The year is only two and a bit months old, and here at Monkey Kettle Towers we’ve already heard two full-length, professionally produced albums by local musicians which would be nailed-on Album Of The Year contenders in most years – but the fact they’ve come so early on in 2011 makes me agog about what else we may get to hear this year from the local circuit!

Reasonably soon, Phil will be regaling us with his thoughts on The Artist Formerly Known As Project Wolverine, but in the meantime let me wax enthusiastic about “No Love Lost” by the always exciting Final Clearance.

Obviously my hopefully-not-too-creepily-oversold love for their sound has already been covered here on The Dudebox, but this set of songs recorded at The Lodge Studios in Northampton sounds as polished, well-produced and textured as pretty much anything I have ever heard by a “Milton Keynes Band”. Perhaps the most telling moment was when the jaw-dropping “Synth Song” came on my mp3 player’s random shuffle while walking to work and for the first time ever with a local band I didn’t realise I wasn’t listening to a commercially released label act. It was only when I looked at the track display that the penny dropped. This wasn’t a Killers or Depeche Mode album track I’d forgotten I had – this was the work of an ambitious band from my very doorstep.

And that’s not to say that they sound derivative, either – in fact they’re possibly harder to pin down to a genre than any other local act. It’s indie-rock, sure, but it’s not the usual metal-tinged or punk-edged standards (though it does rock out in places: “Deadly Obsession” kicks in furiously and “Rebound” stamps along with great big seven-league boots), rather FC are occasionally folky, sometimes poppy, even Soulful once in a while.

Tom assures us he’s far happier with the songs on this – their second full album – which reflect a more mature place in his life than their previous work, but to me that’s always been one of the reasons to dig Final Clearance most of all among their contemporaries. Their sound is “Grown-Up” without being dull. In a scene where most bands have split up by the time they’re 20 it’s so refreshing to hear what comes next. Their song-writing, both Tom’s lyrics and musically as a band, is genuinely very very good. From the rumble of the drums and the choppy guitars which kick off “In This World” via the solid drive of the bass parts to the wistful piano which heralds “Sleeping” and the imperious organ which opens and underpinned the empassioned finale "Hush". They’re all extremely tight performers. You can tell they’ve been playing together as a unit for some time, that tightness don't come easy.

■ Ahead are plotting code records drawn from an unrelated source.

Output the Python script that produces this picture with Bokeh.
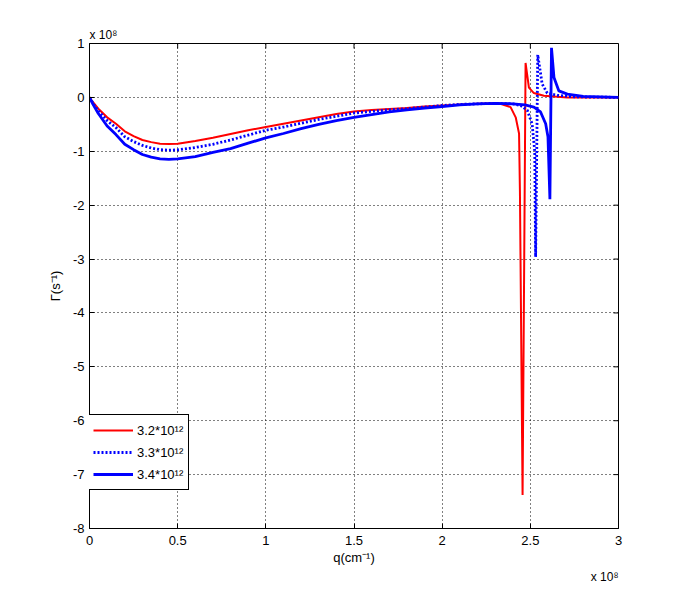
from bokeh.plotting import figure
from bokeh.models import Range1d, FixedTicker, Title, Legend, LegendItem
from bokeh.embed import file_html
from bokeh.resources import INLINE

# q in units of 1e8 cm^-1, Gamma in units of 1e8 s^-1
q_32 = [0, 0.02, 0.05, 0.1, 0.15, 0.2, 0.25, 0.3, 0.35, 0.4, 0.45, 0.5, 0.6, 0.7, 0.8, 0.9,
        1.0, 1.1, 1.2, 1.3, 1.4, 1.5, 1.6, 1.7, 1.8, 1.9, 2.0, 2.1, 2.2, 2.3,
        2.33, 2.388, 2.417, 2.436, 2.441, 2.456, 2.473, 2.492, 2.52, 2.577, 2.71, 3.0]
g_32 = [0, -0.09, -0.21, -0.37, -0.49, -0.63, -0.72, -0.79, -0.83, -0.86, -0.865, -0.86, -0.81, -0.75, -0.68, -0.61,
        -0.55, -0.49, -0.43, -0.37, -0.31, -0.26, -0.235, -0.215, -0.195, -0.17, -0.15, -0.13, -0.12, -0.11,
        -0.12, -0.18, -0.37, -0.67, -1.75, -7.38, 0.64, 0.18, 0.08, 0.03, 0.0, 0.0]

q_33 = [0, 0.02, 0.05, 0.1, 0.15, 0.2, 0.25, 0.3, 0.35, 0.4, 0.45, 0.5, 0.6, 0.7, 0.8, 0.9,
        1.0, 1.1, 1.2, 1.3, 1.4, 1.5, 1.6, 1.7, 1.8, 1.9, 2.0, 2.1, 2.2, 2.3,
        2.4, 2.445, 2.483, 2.51, 2.525, 2.53, 2.542, 2.567, 2.596, 2.653, 2.75, 3.0]
g_33 = [0, -0.11, -0.25, -0.43, -0.56, -0.73, -0.82, -0.89, -0.94, -0.97, -0.98, -0.975, -0.93, -0.87, -0.79, -0.70,
        -0.61, -0.55, -0.48, -0.41, -0.35, -0.29, -0.26, -0.23, -0.21, -0.18, -0.15, -0.13, -0.12, -0.11,
        -0.12, -0.15, -0.24, -0.49, -1.0, -2.96, 0.79, 0.25, 0.08, 0.04, 0.01, 0.0]

q_34 = [0, 0.02, 0.05, 0.1, 0.15, 0.2, 0.25, 0.3, 0.35, 0.4, 0.45, 0.5, 0.6, 0.7, 0.8, 0.9,
        1.0, 1.1, 1.2, 1.3, 1.4, 1.5, 1.6, 1.7, 1.8, 1.9, 2.0, 2.1, 2.2, 2.3,
        2.4, 2.47, 2.52, 2.558, 2.587, 2.6, 2.611, 2.62, 2.634, 2.662, 2.71, 2.8, 3.0]
g_34 = [0, -0.13, -0.30, -0.53, -0.69, -0.87, -0.97, -1.06, -1.11, -1.14, -1.15, -1.14, -1.10, -1.02, -0.95, -0.85,
        -0.75, -0.67, -0.58, -0.50, -0.43, -0.37, -0.32, -0.27, -0.23, -0.20, -0.17, -0.14, -0.12, -0.11,
        -0.12, -0.14, -0.18, -0.27, -0.49, -0.73, -1.89, 0.92, 0.37, 0.12, 0.06, 0.02, 0.0]

series_labels = ["3.2*10\u00b9\u00b2", "3.3*10\u00b9\u00b2", "3.4*10\u00b9\u00b2"]
x_ticks = [0, 0.5, 1, 1.5, 2, 2.5, 3]
x_tick_labels = ["0", "0.5", "1", "1.5", "2", "2.5", "3"]
y_ticks = [-8, -7, -6, -5, -4, -3, -2, -1, 0, 1]
y_tick_labels = ["-8", "-7", "-6", "-5", "-4", "-3", "-2", "-1", "0", "1"]
x_label = "q(cm\u207b\u00b9)"
y_label = "\u0393(s\u207b\u00b9)"
exp_text = "x 10\u2078"

FONT = "Liberation Sans"
X0, X1, Y0, Y1 = 0, 3, -8, 1
FW, FH = 529, 485
TICK = 5  # px

p = figure(frame_width=FW, frame_height=FH,
           min_border_left=89, min_border_right=60, min_border_top=43, min_border_bottom=56,
           x_range=Range1d(X0, X1), y_range=Range1d(Y0, Y1),
           output_backend="svg", toolbar_location=None,
           x_axis_label=x_label, y_axis_label=y_label)
p.background_fill_color = "white"
p.border_fill_color = "white"
p.outline_line_color = "black"
p.outline_line_alpha = 1
p.outline_line_width = 1

p.xaxis.ticker = FixedTicker(ticks=x_ticks)
p.yaxis.ticker = FixedTicker(ticks=y_ticks)
p.xaxis.major_label_overrides = {t: l for t, l in zip(x_ticks, x_tick_labels)}
p.yaxis.major_label_overrides = {t: l for t, l in zip(y_ticks, y_tick_labels)}

for ax in (p.xaxis[0], p.yaxis[0]):
    ax.axis_line_color = "black"
    ax.major_tick_line_color = "black"
    ax.major_tick_in = TICK
    ax.major_tick_out = 0
    ax.minor_tick_line_color = None
    ax.major_label_text_font = FONT
    ax.major_label_text_font_size = "13px"
    ax.major_label_text_color = "black"
    ax.axis_label_text_font = FONT
    ax.axis_label_text_font_size = "13px"
    ax.axis_label_text_font_style = "normal"
    ax.axis_label_text_color = "black"
p.xaxis.major_label_standoff = 7
p.xaxis.axis_label_standoff = 2
p.yaxis.major_label_standoff = 5
p.yaxis.axis_label_standoff = 7

p.xgrid.ticker = FixedTicker(ticks=x_ticks)
p.ygrid.ticker = FixedTicker(ticks=y_ticks)
for g in (p.xgrid[0], p.ygrid[0]):
    g.grid_line_color = "black"
    g.grid_line_alpha = 1
    g.grid_line_dash = "1 3"
    g.grid_line_width = 1

# inward ticks on the right and top edges of the box (MATLAB "box on")
dx = (X1 - X0) * TICK / FW
dy = (Y1 - Y0) * TICK / FH
p.segment(x0=[X1] * len(y_ticks), y0=y_ticks, x1=[X1 - dx] * len(y_ticks), y1=y_ticks,
          line_color="black", line_width=1)
p.segment(x0=x_ticks, y0=[Y1] * len(x_ticks), x1=x_ticks, y1=[Y1 - dy] * len(x_ticks),
          line_color="black", line_width=1)

r1 = p.line(q_32, g_32, line_color="#ff0000", line_width=2)
r2 = p.line(q_33, g_33, line_color="#0000ff", line_width=2.8, line_dash="2 2")
r3 = p.line(q_34, g_34, line_color="#0000ff", line_width=2.8)

legend = Legend(items=[LegendItem(label=series_labels[0], renderers=[r1]),
                       LegendItem(label=series_labels[1], renderers=[r2]),
                       LegendItem(label=series_labels[2], renderers=[r3])],
                location=(-2, 38))
legend.label_text_font = FONT
legend.label_text_font_size = "13px"
legend.label_text_color = "black"
legend.border_line_color = "black"
legend.border_line_alpha = 1
legend.border_line_width = 1
legend.background_fill_color = "white"
legend.background_fill_alpha = 1
legend.padding = 5
legend.spacing = 2
legend.margin = 0
legend.glyph_width = 40
legend.glyph_height = 20
legend.label_height = 20
legend.label_standoff = 4
p.add_layout(legend)

# axis exponent labels
top_exp = Title(text=exp_text, align="left", text_font=FONT, text_font_size="12px",
                text_font_style="normal", text_color="black", standoff=3, offset=0)
bot_exp = Title(text=exp_text, align="right", text_font=FONT, text_font_size="12px",
                text_font_style="normal", text_color="black", standoff=0, offset=0)
p.add_layout(top_exp, "above")
p.add_layout(bot_exp, "below")

open("out.html", "w").write(file_html(p, INLINE))
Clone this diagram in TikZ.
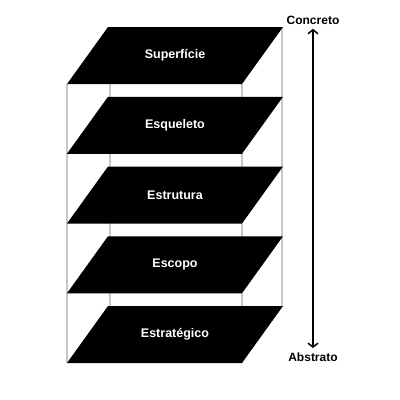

Of course of course of course, the haunting voice of the violin calls out to me always too, turning my heart to mush. There’s cello which hits me deep in the chest as well, courtesy of prolific orchestratess Nicole Collarbone. And trombone too! You wouldn’t get that on any tracks by this year’s latest screamo teens. Except possibly if they were skacore!

Not only are the production values of the actual music worthy of superlative praise, but the whole package is slick, professional and in this latter-day world of downloads and streaming still a CD artifact worth buying: lyrics, photos, a full-on proper insert booklet like there used to be. Cool.

On “No Love Lost” Final Clearance have set the bar very high indeed. I hope we hear plenty more from them over the next few years, I think they genuinely could have a chance of going somewhere way beyond the borders of MK – and I’m honestly looking forward to watching them try. In the meantime, you really really should try and hear a copy of this album. For real.